3) The density of mercury is 13.6g/cm^{3}. Use its bulk modulus of elasticity B = 2.8x10^{10} Pa to calculate (a) the speed of longitudinal waves in mercury. (b) At what wavelength do sound waves that have a wavelength of 66.2cm in air (at STP) travel in mercury? Note: when a wave changes medium, its frequency does not change, but its wavelength does. click here
4) The highest frequency of sound waves emitted by bats is about 10^{5} Hz. Find the corresponding wavelength in air at 20°C.
5) The shortest wavelength of sound waves that dogs can hear is about 1.0cm. Calculate the corresponding frequency using a sound speed of 343m/s.
6) An ultrasound equipment uses a sound frequency of 3.75MHz. The speed of sound in human tissue is 1500m/s. Find the corresponding wavelength (a) in meters, and (b) in mm. (c) Is this wavelength short enough to show the details of an organ? c*400
7) A siren has 36 holes on the edge of its rotating disc that air blows from a nozzle into the holes. Calculate the frequency of the sound generated by this siren when turning at 1320rpm.
8) A tuning fork oscillating at a rate of 486Hz is brought to the open end of a closed tube of radius R = 1.25cm. The tube's length can be changed by lowering the water level in it. Two resonances are heard, the first one at a tube length of 17.0cm, and the next one at a tube length of 52.6cm, both measured from the opening. Calculate (a) the speed of sound at that temperature, and (b) The room's temperature using the empirical formula v(T) = { 0.6T + 331}m/s in which v(T) is the speed of sound at T temperature in °C. Note: Add 0.61R to each length measurement as a correction because of the diameter of the pipe.

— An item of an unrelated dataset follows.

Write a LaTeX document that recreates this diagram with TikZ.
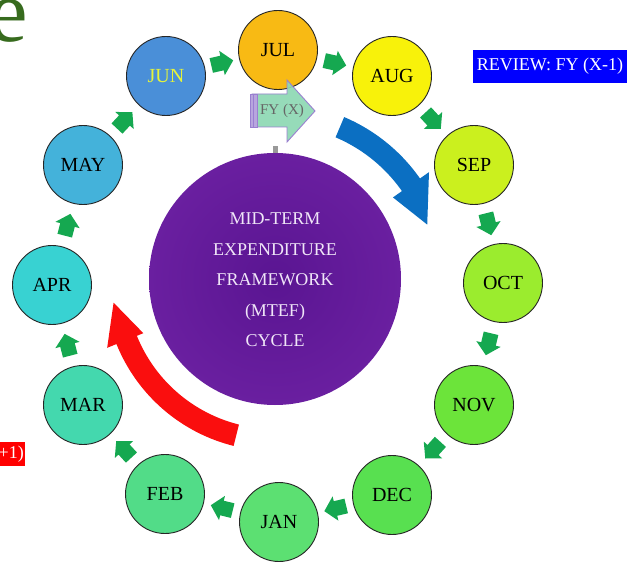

9) In an air column resonance experiment at 15°C, a closed pipe is used. The 1st resonance occurs at 9.6cm and the 3rd one at 48.0cm both measured from the open end. Find (a) the speed of sound at that temperature, and (b) the frequency of the sound used. Note: To avoid applying a correction as in problem 8, find the difference of the two measurements. This automatically eliminates the correction that needs to be made. click here
10) A straight pipe is 17.50m long and open at both ends. Calculate the lowest 3 frequencies that the pipe can be in resonance with at a temperature of 31.7°C.
11) A police car has an alarm frequency of 520Hz. What frequency and wavelength does a stationary observer measure if the car is (a) approaching at 108km/h and (b) going away at this speed? Assume an air temperature of 25°C.
12) An ambulance moving eastward at 108km/h has its alarm on at a frequency of 500.0Hz. What change in frequency does the driver of a truck traveling west at 90.0km/h notice as the ambulance passes by? Use a sound speed of 340.0m/s.
13) Calculate (a) the sound intensity from a 4.00w isotropic sound source at a distance of 50.0m from it, and (b) the corresponding intensity level.
14) A 0.250w sound source is placed 20.0m from a 0.400w sound source. If both can be treated as perfect point sources, find (a) the point on the line connecting the two sources at which the intensities are equal. (b) calculate the intensity level from each source at that point.
15) To what extent does the intensity level decrease if the distance from an isotropic sound source increases by a factor of 10?